ESA offers permanent job opportunities for seasoned professionals (min. 3-5 years of working experience), the Young Graduate Trainee Programme (YGT) for students who have just attained their Master Degree, and the Research Fellowship Programme (RF) for post docs.
Member State countries are: Austria, Belgium, Czech Republic, Denmark, Estonia, Finland, France, Germany, Greece, Hungary, Ireland, Italy, Luxembourg, the Netherlands, Norway, Poland, Portugal, Romania, Spain, Sweden, Switzerland and the United Kingdom. Canada takes part in some projects under a Cooperation agreement. Bulgaria, Cyprus, Malta, Latvia, Lithuania, Slovakia and Slovenia are “European Cooperating States”.

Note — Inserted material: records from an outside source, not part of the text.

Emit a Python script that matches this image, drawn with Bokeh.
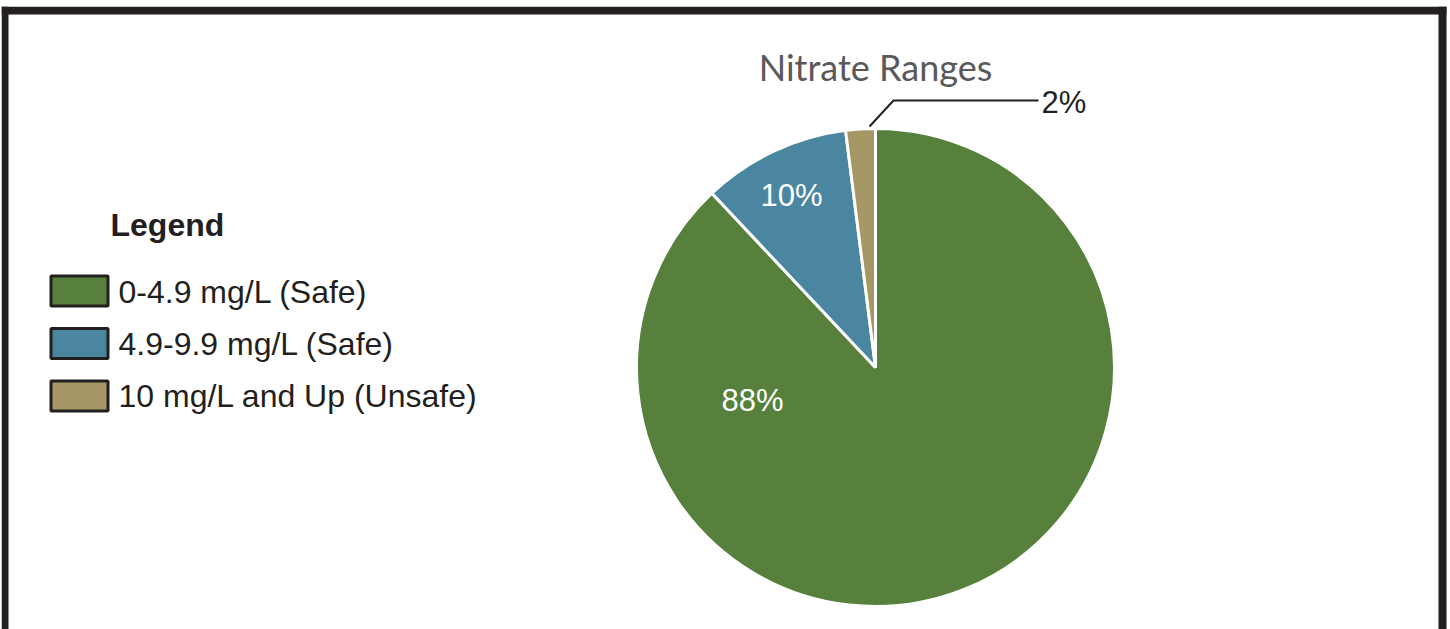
import math
from bokeh.plotting import figure
from bokeh.models import Range1d, ColumnDataSource
from bokeh.core.properties import value
from bokeh.embed import file_html
from bokeh.resources import INLINE

# ---- data ----
categories = ["0-4.9 mg/L (Safe)", "4.9-9.9 mg/L (Safe)", "10 mg/L and Up (Unsafe)"]
percent = [88, 10, 2]
colors = ["#56803b", "#4a86a0", "#a69866"]
title_text = "Nitrate Ranges"
legend_title = "Legend"

# ---- layout (page pixel coordinates) ----
W, H = 1446, 623
OX, OY = 1, 6          # page position of figure's top-left


def px(x):
    return x - OX


def py(y):
    return (OY + H) - y


DARK = "#231f20"

p = figure(width=W, height=H, output_backend="svg", toolbar_location=None,
           x_range=Range1d(0, W), y_range=Range1d(0, H), min_border=0)
p.margin = (6, 0, 0, 1)
p.axis.visible = False
p.grid.visible = False
p.outline_line_color = None
p.background_fill_color = "white"
p.border_fill_color = "white"

# frame border
p.quad(left=[px(1), px(1), px(1438)], right=[px(8), px(1446), px(1446)],
       bottom=[py(640), py(14), py(640)], top=[py(6), py(6), py(6)],
       fill_color=DARK, line_color=None)

# pie
total = sum(percent)
starts, ends = [], []
cum = 0.0
for v in percent:
    a0 = cum / total
    cum += v
    a1 = cum / total
    starts.append(math.pi / 2 - a1 * 2 * math.pi)
    ends.append(math.pi / 2 - a0 * 2 * math.pi)

src = ColumnDataSource(dict(start=starts, end=ends, color=colors, cat=categories))
CX, CY, R = 875, 367, 239
p.wedge(x=px(CX), y=py(CY), radius=R, start_angle="start", end_angle="end",
        fill_color="color", line_color="white", line_width=3, source=src)

# slice labels
lab = [f"{v}%" for v in percent]
p.text(x=[px(752), px(791)], y=[py(400), py(195)], text=[lab[0], lab[1]],
       text_color="white", text_font=value("Liberation Sans"), text_font_size="31px",
       text_align="center", text_baseline="alphabetic")

# leader line + outside label for small slice
p.line(x=[px(869), px(893), px(1038)], y=[py(126), py(100), py(100)],
       line_color=DARK, line_width=2)
p.text(x=[px(1041)], y=[py(102)], text=[lab[2]], text_color=DARK,
       text_font=value("Liberation Sans"), text_font_size="31px",
       text_align="left", text_baseline="alphabetic")

# title
p.text(x=[px(875)], y=[py(66)], text=[title_text], text_color="#595959",
       text_font=value("Lato"), text_font_size="36px",
       text_align="center", text_baseline="alphabetic")

# legend
p.text(x=[px(110)], y=[py(224)], text=[legend_title], text_color=DARK,
       text_font=value("Liberation Sans"), text_font_style="bold",
       text_font_size="32px", text_align="left", text_baseline="alphabetic")

box_y = [290.5, 343, 395.5]
p.rect(x=[px(79)] * 3, y=[py(v) for v in box_y], width=57, height=30,
       fill_color=colors, line_color=DARK, line_width=3)
p.text(x=[px(118)] * 3, y=[py(291), py(343), py(395)], text=categories,
       text_color=DARK, text_font=value("Liberation Sans"), text_font_size="32px",
       text_align="left", text_baseline="alphabetic")

open("out.html", "w").write(file_html(p, INLINE))
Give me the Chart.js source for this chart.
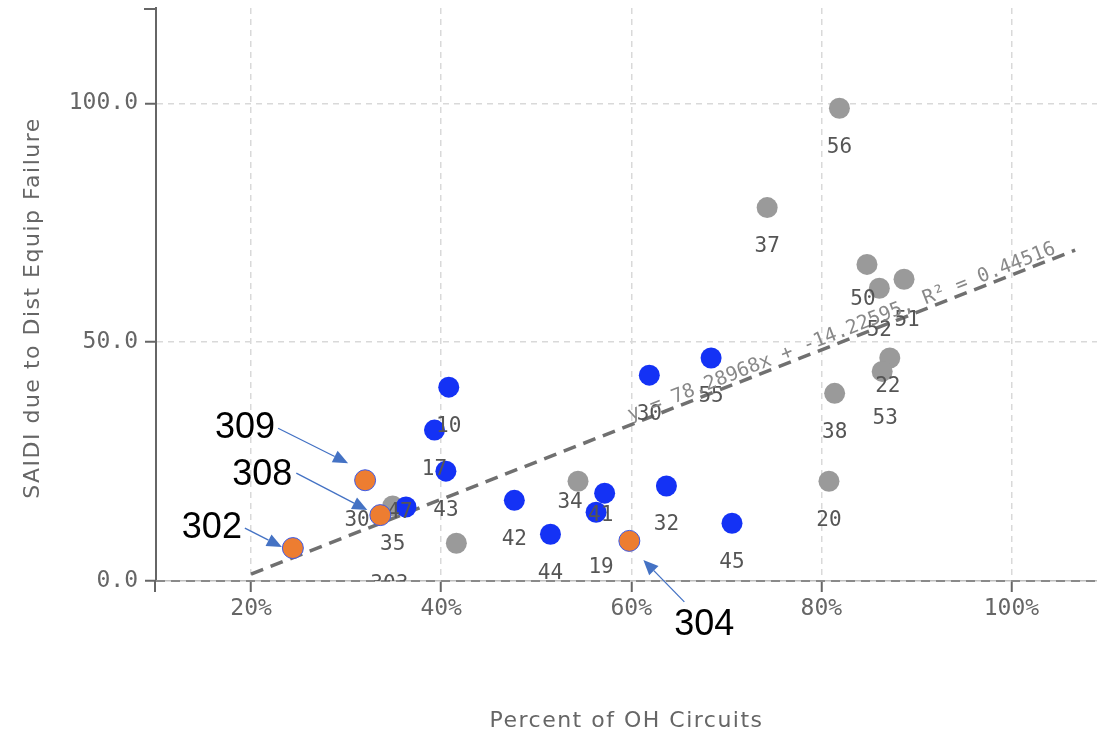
<!DOCTYPE html>
<html><head><meta charset="utf-8">
<script src="https://cdn.jsdelivr.net/npm/chart.js@4.4.1/dist/chart.umd.min.js"></script>
<style>html,body{margin:0;padding:0;background:#fff;}#wrap{width:1097px;height:736px;}</style>
</head><body><div id="wrap"><canvas id="c" width="1097" height="736"></canvas></div>
<script>
// ---- data ----
const grayIds = ['56','37','50','52','51','22','53','38','20','34','35',''];
const grayX   = [81.9,74.3,84.8,86.1,88.7,87.2,86.4,81.4,80.8,54.4,34.9,41.6];
const grayY   = [99.0,78.2,66.3,61.3,63.2,46.7,43.9,39.3,20.9,20.9,15.7,7.9];
const blueIds = ['10','17','43','47','42','44','41','19','32','30','55','45'];
const blueX   = [40.8,39.3,40.5,36.3,47.7,51.5,57.2,56.3,63.7,61.9,68.4,70.6];
const blueY   = [40.6,31.6,23.0,15.5,16.9,9.8,18.4,14.4,19.9,43.1,46.7,12.1];
const orangeIds    = ['302','309','308','304'];
const orangeLabels = ['','30','303',''];
const orangeX = [24.4,32.0,33.6,59.8];
const orangeY = [6.9,21.1,13.8,8.4];
const xTicks = [20,40,60,80,100];
const yTicks = [0,50,100];
const trendSlope = 78.28968, trendIntercept = -14.22595, trendR2 = 0.44516;
const trendFrom = 20, trendTo = 106.7;
const xTitle = 'Percent of OH Circuits';
const yTitle = 'SAIDI due to Dist Equip Failure';

// ---- build library structures ----
const pts = (xs, ys) => xs.map((v,i)=>({x:v, y:ys[i]}));
const trendAt = p => trendSlope * p / 100 + trendIntercept;
const trendText = `y = ${trendSlope}x + ${trendIntercept}, R² = ${trendR2}`;

// label nudges (px) where the reference moved a label away from default (below point)
const shiftGray = {'50':[-4,35],'52':[0,42],'51':[3,41],'22':[-2,29],'53':[3,47],'34':[-8,21]};
const shiftBlue = {'41':[-4,22],'19':[5,55],'47':[-6,6]};
const shiftOrange = {'30':[-8,40],'303':[9,69]};
// callout layout relative to each highlighted point: text centre, arrow tail, arrow tip
const callout = {
  '302':{t:[-81,-20], a:[-48,-20], b:[-11,-1]},
  '309':{t:[-120,-52], a:[-87,-52], b:[-17,-17]},
  '308':{t:[-118,-40], a:[-84,-42], b:[-13,-5]},
  '304':{t:[75,84], a:[55,61], b:[14,19]}
};

const MONO = '"DejaVu Sans Mono", monospace';

function drawLabels(chart){
  const {ctx, chartArea:a, scales:{x,y}} = chart;
  ctx.save();
  ctx.beginPath(); ctx.rect(a.left, a.top, a.right-a.left, a.bottom-a.top); ctx.clip();
  ctx.font = '21px ' + MONO; ctx.fillStyle = '#555'; ctx.textAlign='center'; ctx.textBaseline='middle';
  const groups = [[grayIds,grayX,grayY,shiftGray],[blueIds,blueX,blueY,shiftBlue],[orangeLabels,orangeX,orangeY,shiftOrange]];
  groups.forEach(([ids,xs,ys,sh])=>ids.forEach((t,i)=>{
    if(!t) return;
    const o = sh[t] || [0,39];
    ctx.fillText(t, x.getPixelForValue(xs[i])+o[0], y.getPixelForValue(ys[i])+o[1]);
  }));
  // regression equation along the trend line
  const cx = 82.5, px = x.getPixelForValue(cx), py = y.getPixelForValue(trendAt(cx));
  const ang = Math.atan2(y.getPixelForValue(trendAt(100))-y.getPixelForValue(trendAt(20)), x.getPixelForValue(100)-x.getPixelForValue(20));
  ctx.translate(px, py); ctx.rotate(ang);
  ctx.font = '19.5px ' + MONO; ctx.fillStyle = '#888'; ctx.textBaseline='alphabetic';
  ctx.fillText(trendText, 0, -4);
  ctx.restore();
}

const overlay = {
  id:'overlay',
  afterDatasetDraw(chart, args){
    if (args.meta.label === 'blue') drawLabels(chart);
  },
  afterDatasetsDraw(chart){
    const {ctx, chartArea:a, scales:{x,y}} = chart;
    ctx.save();
    // axis end details
    ctx.strokeStyle='#666'; ctx.lineWidth=2;
    ctx.beginPath(); ctx.moveTo(a.left-1, a.bottom); ctx.lineTo(a.left-1, a.bottom+11); ctx.stroke();
    ctx.beginPath(); ctx.moveTo(a.left-12, a.top+1); ctx.lineTo(a.left, a.top+1); ctx.stroke();
    // axis titles
    ctx.fillStyle='#666'; ctx.textAlign='center'; ctx.textBaseline='middle';
    ctx.font = '22px "DejaVu Sans", sans-serif';
    ctx.letterSpacing = '1.5px';
    ctx.fillText(xTitle, (a.left+a.right)/2, 721);
    ctx.save(); ctx.translate(33, 308); ctx.rotate(-Math.PI/2); ctx.fillText(yTitle, 0, 0); ctx.restore();
    ctx.letterSpacing = '0px';
    // callouts
    orangeIds.forEach((id,i)=>{
      const c = callout[id]; if(!c) return;
      const px = x.getPixelForValue(orangeX[i]), py = y.getPixelForValue(orangeY[i]);
      const ax = px+c.a[0], ay = py+c.a[1], bx = px+c.b[0], by = py+c.b[1];
      const ang = Math.atan2(by-ay, bx-ax), L = 15, W = 6.5;
      const hx = bx - L*Math.cos(ang), hy = by - L*Math.sin(ang);
      ctx.strokeStyle='#4472c4'; ctx.fillStyle='#4472c4'; ctx.lineWidth=1.3;
      ctx.beginPath(); ctx.moveTo(ax,ay); ctx.lineTo(hx,hy); ctx.stroke();
      ctx.beginPath(); ctx.moveTo(bx,by);
      ctx.lineTo(hx + W*Math.sin(ang), hy - W*Math.cos(ang));
      ctx.lineTo(hx - W*Math.sin(ang), hy + W*Math.cos(ang)); ctx.closePath(); ctx.fill();
      ctx.fillStyle='#000'; ctx.font='36px "Liberation Sans", Arial, sans-serif';
      ctx.textAlign='center'; ctx.textBaseline='middle';
      ctx.fillText(id, px+c.t[0], py+c.t[1]);
    });
    ctx.restore();
  }
};

const pointStyle = (color) => ({pointRadius:10.5, pointHoverRadius:10.5, pointBackgroundColor:color, pointBorderWidth:0, showLine:false});

new Chart(document.getElementById('c'), {
  type:'scatter',
  data:{datasets:[
    Object.assign({label:'orange', data:pts(orangeX,orangeY), order:0}, pointStyle('#ed7d31'), {pointBorderWidth:1, pointBorderColor:'#3c5ae6'}),
    Object.assign({label:'blue', data:pts(blueX,blueY), order:1}, pointStyle('#1432f5')),
    Object.assign({label:'gray', data:pts(grayX,grayY), order:2}, pointStyle('#9a9a9a')),
    {label:'trend', type:'line', data:[{x:trendFrom,y:trendAt(trendFrom)},{x:trendTo,y:trendAt(trendTo)}], order:3,
      borderColor:'#707070', borderWidth:3.5, borderDash:[13,8], pointRadius:0, fill:false},
    {label:'zero', type:'line', data:[{x:10,y:0},{x:109,y:0}], order:4, clip:false,
      borderColor:'#8a8a8a', borderWidth:2, borderDash:[9,6], pointRadius:0, fill:false}
  ]},
  options:{
    responsive:false, animation:false, events:[],
    layout:{autoPadding:false, padding:{top:8,left:0,right:0,bottom:0}},
    plugins:{legend:{display:false}, tooltip:{enabled:false}},
    scales:{
      x:{type:'linear', min:10, max:109, position:'bottom',
        afterBuildTicks:s=>{s.ticks = xTicks.map(v=>({value:v}));},
        afterFit:s=>{s.height=155; s.paddingLeft=0; s.paddingRight=0;},
        ticks:{callback:v=>v+'%', font:{family:'DejaVu Sans Mono', size:23}, color:'#666', padding:3, maxRotation:0, autoSkip:false},
        grid:{color:'#d9d9d9', lineWidth:1.5, tickLength:11, tickColor:'#666', tickWidth:2},
        border:{color:'#bdbdbd', width:1.5, dash:[6,5]}
      },
      y:{type:'linear', min:0, max:120,
        afterBuildTicks:s=>{s.ticks = yTicks.map(v=>({value:v}));},
        afterFit:s=>{s.width=156; s.paddingTop=0; s.paddingBottom=0;},
        ticks:{callback:v=>v.toFixed(1), font:{family:'DejaVu Sans Mono', size:23}, color:'#666', padding:7},
        grid:{color:c=>(c.tick && c.tick.value===0)?'rgba(0,0,0,0)':'#d9d9d9', lineWidth:1.5, tickLength:11, tickColor:'#666', tickWidth:2},
        border:{color:'#666', width:2, dash:[6,5]}
      }
    }
  },
  plugins:[overlay]
});
</script></body></html>
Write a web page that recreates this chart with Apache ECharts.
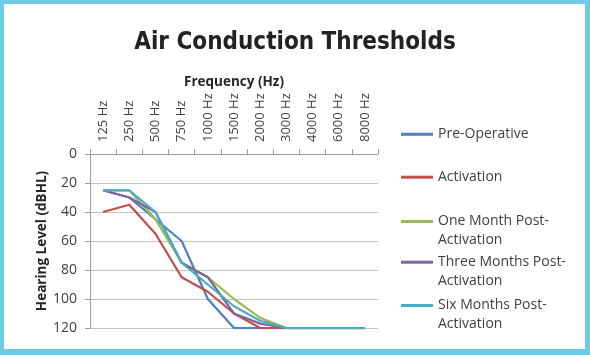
<!DOCTYPE html>
<html>
<head>
<meta charset="utf-8">
<script src="https://cdn.jsdelivr.net/npm/echarts@6/dist/echarts.min.js"></script>
<style>
html,body{margin:0;padding:0;background:#fff;}
#chart{position:absolute;left:0;top:0;width:590px;height:355px;}
#frame{position:absolute;left:0;top:0;width:590px;height:355px;box-sizing:border-box;border-style:solid;border-color:#6dcbe6;border-width:4px 5px 6px 4px;pointer-events:none;}
</style>
</head>
<body>
<div id="chart"></div>
<div id="frame"></div>
<script>
const categories = ['125 Hz','250 Hz','500 Hz','750 Hz','1000 Hz','1500 Hz','2000 Hz','3000 Hz','4000 Hz','6000 Hz','8000 Hz'];
const preOperative = [25, 30, 45, 60, 100, 120, 120, 120, 120, 120, 120];
const activation = [40, 35, 55, 85, 95, 110, 120, 120, 120, 120, 120];
const oneMonth = [25, 25, 45, 75, 85, 100, 113, 120, 120, 120, 120];
const threeMonths = [25, 30, 40, 75, 85, 110, 117, 120, 120, 120, 120];
const sixMonths = [25, 25, 40, 75, 90, 105, 115, 120, 120, 120, 120];
const yTicks = [0, 20, 40, 60, 80, 100, 120];

const seriesNames = ['Pre-Operative', 'Activation', 'One Month Post-\nActivation', 'Three Months Post-\nActivation', 'Six Months Post-\nActivation'];
const seriesData = [preOperative, activation, oneMonth, threeMonths, sixMonths];
const colors = ['#4F81BD', '#C0504D', '#9BBB59', '#8064A2', '#4BACC6'];

const font = '"Open Sans", "Liberation Sans", sans-serif';
const LH = 19;
const legendTops = [124.8, 167.7, 193, 233.7, 277];

const legends = seriesNames.map((n, i) => {
  const multi = n.indexOf('\n') >= 0;
  return {
    data: [n],
    orient: 'vertical',
    left: 401,
    top: legendTops[i],
    padding: 0,
    icon: 'rect',
    itemWidth: 32,
    itemHeight: 3,
    itemGap: 0,
    selectedMode: false,
    formatter: name => (multi ? '\n' + name : name),
    textStyle: {
      fontFamily: font,
      fontSize: 14,
      color: '#404040',
      lineHeight: LH
    }
  };
});

const chart = echarts.init(document.getElementById('chart'), null, {renderer: 'canvas'});
chart.setOption({
  animation: false,
  color: colors,
  title: {
    text: 'Air Conduction Thresholds',
    left: 'center',
    top: 23,
    textStyle: {
      fontFamily: '"Liberation Sans Narrow", "DejaVu Sans Condensed", "Liberation Sans", sans-serif',
      fontWeight: 'bold',
      fontSize: 24,
      lineHeight: 30,
      color: '#222222'
    }
  },
  legend: legends,
  grid: {left: 90, right: 212, top: 154, bottom: 27},
  xAxis: {
    type: 'category',
    position: 'top',
    data: categories,
    boundaryGap: true,
    name: 'Frequency (Hz)',
    nameLocation: 'middle',
    nameGap: 64,
    nameTextStyle: {fontFamily: font, fontWeight: 'bold', fontSize: 13.5, color: '#262626'},
    axisLine: {show: true, lineStyle: {color: '#9a9a9a', width: 1}},
    axisTick: {show: true, alignWithLabel: false, length: 5, lineStyle: {color: '#9a9a9a'}},
    axisLabel: {rotate: 90, margin: 12, fontFamily: font, fontSize: 13, color: '#404040', interval: 0},
    splitLine: {show: false}
  },
  yAxis: {
    type: 'value',
    inverse: true,
    min: 0,
    max: 120,
    interval: 20,
    name: 'Hearing Level (dBHL)',
    nameLocation: 'middle',
    nameGap: 41,
    nameTextStyle: {fontFamily: font, fontWeight: 'bold', fontSize: 13.5, color: '#262626'},
    axisLine: {show: true, lineStyle: {color: '#9a9a9a', width: 1}},
    axisTick: {show: true, length: 5, lineStyle: {color: '#9a9a9a'}},
    axisLabel: {margin: 13, fontFamily: font, fontSize: 14, color: '#404040',
      formatter: v => (yTicks.indexOf(v) >= 0 ? String(v) : '')},
    splitLine: {show: true, lineStyle: {color: '#c4c4c4', width: 1}}
  },
  series: seriesNames.map((n, i) => ({
    name: n,
    type: 'line',
    data: seriesData[i],
    symbol: 'none',
    lineStyle: {width: 2.25, color: colors[i]},
    itemStyle: {color: colors[i]}
  }))
});
</script>
</body>
</html>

ESA is an international organisation with 22 Member States. By coordinating the financial and intellectual resources of its members, it does undertake programmes and activities far beyond the scope of any single European country.
ESA is an entirely independent organisation although it maintains close ties with the EU through an ESA/EC Framework Agreement. The two organisations share a joint European Strategy for Space and have together developed the European Space Policy.
ESA’s mandatory activities (space science programmes and the general budget) are funded by a financial contribution from all the Agency’s Member States, calculated in accordance with each country’s gross national product. In addition, ESA conducts a number of optional programmes. Each Member State decides in which optional programme they wish to participate and the amount they wish to contribute. ESA operates on the basis of geographical return, i.e. it invests in each Member State, through industrial contracts for space programmes, an amount more or less equivalent to each country’s contribution.